What Tactics Do Spammers Use?
There are now anti-spam methods designed to prevent and sort spam transmissions. However, spammers have devised new ways to deliver emails without being detected. Here are some of the tactics spammers apply:
- Collecting email addresses through internet searches
- Using subject lines that start with “Hi” or “Re:” to bait you into clicking links or downloading attachments
- Using Open Relay—a computer that allows anyone to send emails anonymously
How Can You Avoid Spam?
These practices can help you block or minimize spam emails:
- Using spam-reporting features
Most email providers feature a spam button. This allows you to “train” your email to recognize spam better. Emails detected as spam are automatically filtered and routed to your spam folder, bypassing your inbox. Change your mail server if it doesn't automatically identify spam and phishing emails.

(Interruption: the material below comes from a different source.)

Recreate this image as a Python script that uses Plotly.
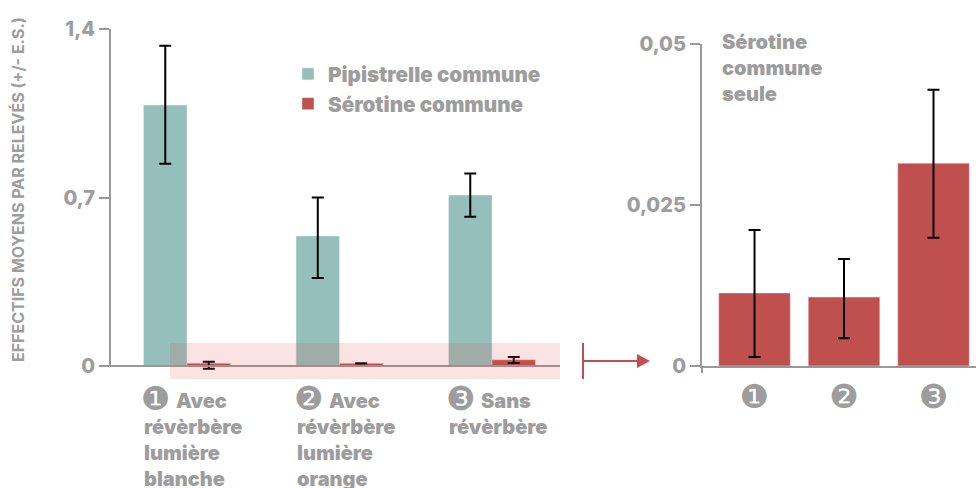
import plotly.graph_objects as go

# Constants
W, H = 976, 488
TEAL = "#95bfba"
RED = "#c0504d"
GREY = "#9d9d9d"
AXIS = "#999999"
FONT_FAMILY = "Inter"
NBSP = "\u00a0"

CATEGORIES = ["1", "2", "3"]
CATEGORY_LABELS = [
    NBSP * 8 + "Avec<br>révèrbère<br>lumière<br>blanche",
    NBSP * 8 + "Avec<br>révèrbère<br>lumière<br>orange",
    NBSP * 8 + "Sans<br>révèrbère",
]
CIRCLED = ["❶", "❷", "❸"]

# left panel
PIPISTRELLE = [1.084, 0.54, 0.71]
PIPISTRELLE_UP = [0.246, 0.16, 0.09]
PIPISTRELLE_DOWN = [0.244, 0.174, 0.09]
SEROTINE = [0.012, 0.011, 0.026]
SEROTINE_UP = [0.006, 0.0, 0.011]
SEROTINE_DOWN = [0.023, 0.001, 0.013]

# right panel
SEROTINE_SEULE = [0.01134, 0.0107, 0.0315]
SEULE_UP = [0.00976, 0.0059, 0.0114]
SEULE_DOWN = [0.00994, 0.0064, 0.0116]


def px_x(x):
    return x / W


def px_y(y):
    return 1 - y / H


def line_shape(x0, y0, x1, y1, color, width=2):
    return dict(
        type="line", xref="paper", yref="paper",
        x0=px_x(x0), y0=px_y(y0), x1=px_x(x1), y1=px_y(y1),
        line=dict(color=color, width=width),
    )


def error_bars(up, down):
    return dict(
        type="data", symmetric=False, array=up, arrayminus=down,
        color="black", thickness=2, width=6,
    )


fig = go.Figure()
fig.add_bar(
    x=CATEGORIES, y=PIPISTRELLE, name="Pipistrelle commune",
    marker_color=TEAL, error_y=error_bars(PIPISTRELLE_UP, PIPISTRELLE_DOWN),
)
fig.add_bar(
    x=CATEGORIES, y=SEROTINE, name="Sérotine commune",
    marker_color=RED, error_y=error_bars(SEROTINE_UP, SEROTINE_DOWN),
)
fig.add_bar(
    x=[c + " " for c in CATEGORIES], y=SEROTINE_SEULE, xaxis="x2", yaxis="y2",
    marker_color=RED, error_y=error_bars(SEULE_UP, SEULE_DOWN),
    width=0.8, showlegend=False, offsetgroup="seule",
)

tick_font = dict(family=FONT_FAMILY, size=20, color=GREY, weight=800)
text_font = dict(family=FONT_FAMILY, size=20, color=GREY, weight=900)
circle_font = dict(family="DejaVu Sans", size=33, color=GREY)

annotations = []
for i, label in enumerate(CATEGORY_LABELS):
    annotations.append(dict(
        text=label, x=i, xref="x", xshift=-45, xanchor="left",
        y=px_y(387), yref="paper", yanchor="top", align="left",
        showarrow=False, font=text_font,
    ))
    annotations.append(dict(
        text=CIRCLED[i], x=i, xref="x", xshift=-48, xanchor="left",
        y=px_y(398), yref="paper", yanchor="middle",
        showarrow=False, font=circle_font,
    ))
annotations += [
    dict(
        text="EFFECTIFS MOYENS PAR RELEVÉS (+/- E.S.)",
        x=px_x(18), y=px_y(190), xref="paper", yref="paper", textangle=-90,
        xanchor="center", yanchor="middle",
        showarrow=False, font=dict(family=FONT_FAMILY, size=16, color=GREY, weight=700),
    ),
    dict(
        text="Sérotine<br>commune<br>seule",
        x=px_x(720), y=px_y(28), xref="paper", yref="paper",
        xanchor="left", yanchor="top", align="left",
        showarrow=False, font=text_font,
    ),
]

shapes = [
    # left value axis stops at the baseline, the plot area itself runs lower
    line_shape(110, 29, 110, 366, AXIS),
    # highlight band over the small values
    dict(
        type="rect", xref="paper", yref="paper", layer="above",
        x0=px_x(170), x1=px_x(560), y0=px_y(379), y1=px_y(343),
        fillcolor="rgba(228,68,68,0.15)", line_width=0,
    ),
    # arrow to the right panel
    line_shape(583, 343, 583, 379, RED),
    line_shape(583, 361, 638, 361, RED),
    dict(
        type="path", xref="paper", yref="paper",
        path=f"M{px_x(637)},{px_y(354)} L{px_x(650)},{px_y(361)} L{px_x(637)},{px_y(368)} Z",
        fillcolor=RED, line_width=0,
    ),
    # axis stub under the right baseline
    line_shape(702, 366, 702, 373, AXIS),
]

axis_style = dict(
    showgrid=False, zeroline=False, showline=True, linecolor=AXIS, linewidth=2,
)

fig.update_layout(
    width=W, height=H,
    margin=dict(l=0, r=0, t=0, b=0, autoexpand=False),
    paper_bgcolor="white", plot_bgcolor="white",
    barmode="group", bargap=0.43, bargroupgap=0,
    font=dict(family=FONT_FAMILY, color=GREY),
    xaxis=dict(
        domain=[px_x(110), px_x(560)], range=[-0.505, 2.446],
        showticklabels=False, ticks="", anchor="free", position=px_y(366), **axis_style,
    ),
    yaxis=dict(
        domain=[px_y(373), px_y(29)], range=[-0.029, 1.4],
        tickvals=[0, 0.7, 1.4], ticktext=["0", "0,7", "1,4"],
        ticks="outside", ticklen=10, tickwidth=2, tickcolor=AXIS,
        tickfont=tick_font, anchor="x",
        showgrid=False, zeroline=False, showline=False,
    ),
    xaxis2=dict(
        domain=[px_x(702), 1], range=[-0.587, 2.475],
        tickvals=[c + " " for c in CATEGORIES], ticktext=CIRCLED,
        ticks="", tickfont=circle_font,
        anchor="y2", **axis_style,
    ),
    yaxis2=dict(
        domain=[px_y(366), px_y(44)], range=[0, 0.05],
        tickvals=[0, 0.025, 0.05], ticktext=["0", "0,025", "0,05"],
        ticks="outside", ticklen=10, tickwidth=2, tickcolor=AXIS,
        tickfont=tick_font, anchor="x2", **axis_style,
    ),
    legend=dict(
        x=px_x(288), y=px_y(54), xanchor="left", yanchor="top",
        font=dict(family=FONT_FAMILY, size=20.6, color=GREY, weight=900),
        bgcolor="rgba(0,0,0,0)", traceorder="normal",
    ),
    annotations=annotations,
    shapes=shapes,
)

fig.write_html(
    "out.html",
    config=dict(displayModeBar=False),
    post_script="document.body.style.margin='0';",
)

- Notifying your mail server of non-spam emails
Regularly check your spam folder. If you find something that doesn't belong there, move it to your inbox. This tells your spam filter which emails aren’t classified as spam.

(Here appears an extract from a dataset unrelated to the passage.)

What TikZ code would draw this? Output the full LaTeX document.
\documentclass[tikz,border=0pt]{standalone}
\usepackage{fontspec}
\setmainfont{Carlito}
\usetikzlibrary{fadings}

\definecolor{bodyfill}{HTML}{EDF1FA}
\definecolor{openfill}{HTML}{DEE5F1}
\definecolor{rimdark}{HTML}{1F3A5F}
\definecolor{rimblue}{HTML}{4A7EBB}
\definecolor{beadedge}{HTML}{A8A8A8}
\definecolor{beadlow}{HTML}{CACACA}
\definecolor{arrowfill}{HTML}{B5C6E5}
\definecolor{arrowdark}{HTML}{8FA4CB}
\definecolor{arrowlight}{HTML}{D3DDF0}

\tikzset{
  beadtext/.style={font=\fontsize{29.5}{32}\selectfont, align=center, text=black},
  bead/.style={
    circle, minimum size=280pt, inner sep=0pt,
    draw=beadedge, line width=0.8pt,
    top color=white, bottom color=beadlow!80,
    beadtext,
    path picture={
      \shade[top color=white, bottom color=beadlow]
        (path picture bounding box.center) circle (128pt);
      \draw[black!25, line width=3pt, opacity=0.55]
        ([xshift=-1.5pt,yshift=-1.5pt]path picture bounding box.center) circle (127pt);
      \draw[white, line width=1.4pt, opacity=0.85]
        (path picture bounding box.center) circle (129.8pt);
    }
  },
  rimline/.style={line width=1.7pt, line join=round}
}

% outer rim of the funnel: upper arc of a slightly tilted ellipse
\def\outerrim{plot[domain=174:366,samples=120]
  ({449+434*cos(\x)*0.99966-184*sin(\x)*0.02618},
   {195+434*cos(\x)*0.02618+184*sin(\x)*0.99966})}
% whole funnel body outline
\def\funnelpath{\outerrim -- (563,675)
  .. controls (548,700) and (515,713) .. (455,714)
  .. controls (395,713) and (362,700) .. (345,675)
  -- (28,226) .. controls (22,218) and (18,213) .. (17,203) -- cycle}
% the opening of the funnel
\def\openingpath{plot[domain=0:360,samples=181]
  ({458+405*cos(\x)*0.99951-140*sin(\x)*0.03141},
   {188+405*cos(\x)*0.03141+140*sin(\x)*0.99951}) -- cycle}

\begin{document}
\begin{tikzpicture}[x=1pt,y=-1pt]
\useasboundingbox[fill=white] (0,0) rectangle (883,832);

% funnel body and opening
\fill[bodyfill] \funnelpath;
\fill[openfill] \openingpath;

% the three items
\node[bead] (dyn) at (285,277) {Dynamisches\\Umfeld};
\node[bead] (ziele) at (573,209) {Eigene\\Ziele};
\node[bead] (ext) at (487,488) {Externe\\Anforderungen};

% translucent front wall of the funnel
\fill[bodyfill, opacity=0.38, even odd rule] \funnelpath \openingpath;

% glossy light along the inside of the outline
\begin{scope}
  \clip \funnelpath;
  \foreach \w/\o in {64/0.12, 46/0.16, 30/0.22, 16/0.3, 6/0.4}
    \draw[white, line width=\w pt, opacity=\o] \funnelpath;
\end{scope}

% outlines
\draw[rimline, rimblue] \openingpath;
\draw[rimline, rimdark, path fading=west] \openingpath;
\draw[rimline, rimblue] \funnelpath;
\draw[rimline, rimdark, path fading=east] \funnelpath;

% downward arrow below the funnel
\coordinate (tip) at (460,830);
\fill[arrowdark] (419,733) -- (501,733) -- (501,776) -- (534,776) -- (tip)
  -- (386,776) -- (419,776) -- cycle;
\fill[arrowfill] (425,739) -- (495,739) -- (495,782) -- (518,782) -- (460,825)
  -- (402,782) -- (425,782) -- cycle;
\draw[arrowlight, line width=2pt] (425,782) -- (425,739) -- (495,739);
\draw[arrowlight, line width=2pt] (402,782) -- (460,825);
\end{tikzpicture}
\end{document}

Many online services and eCommerce platforms demand an email address. Don't use your primary email address to join non-essential services like gaming apps. Sign up for these using a bogus email.
- Not responding
This is true for all types of spam. Do not open messages, click on hyperlinks or download attachments. Never send a reply. If you do, they may believe you are a responsive target, resulting in increased spam.
- Keeping your contact details private
Spammers scour the internet for any contact details. Keep your internet identity as confidential as possible.

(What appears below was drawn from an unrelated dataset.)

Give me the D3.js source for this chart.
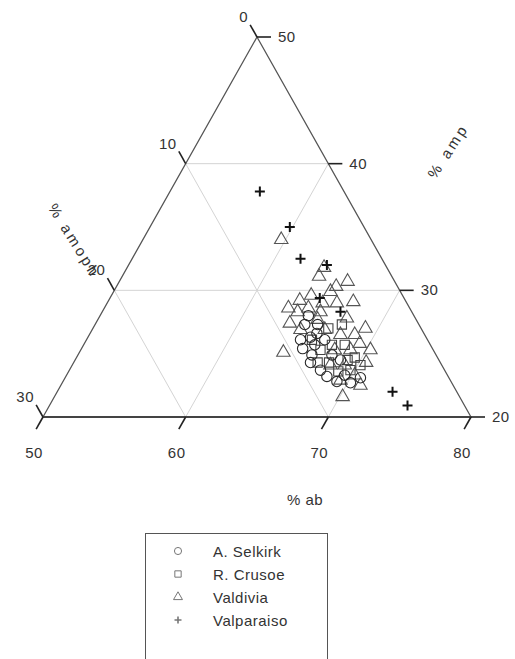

- Notifying contacts whose accounts have been used for spam
If you received spam from a trustworthy contact, notify them immediately. Warn them that their account has been hacked. This way, they can fix the issue and regain control of their account.
- Updating your computer’s security settings
Keep your system updated to prevent spammers from seeking vulnerabilities. Use Captcha on login pages, comment sections, and other interactive channels.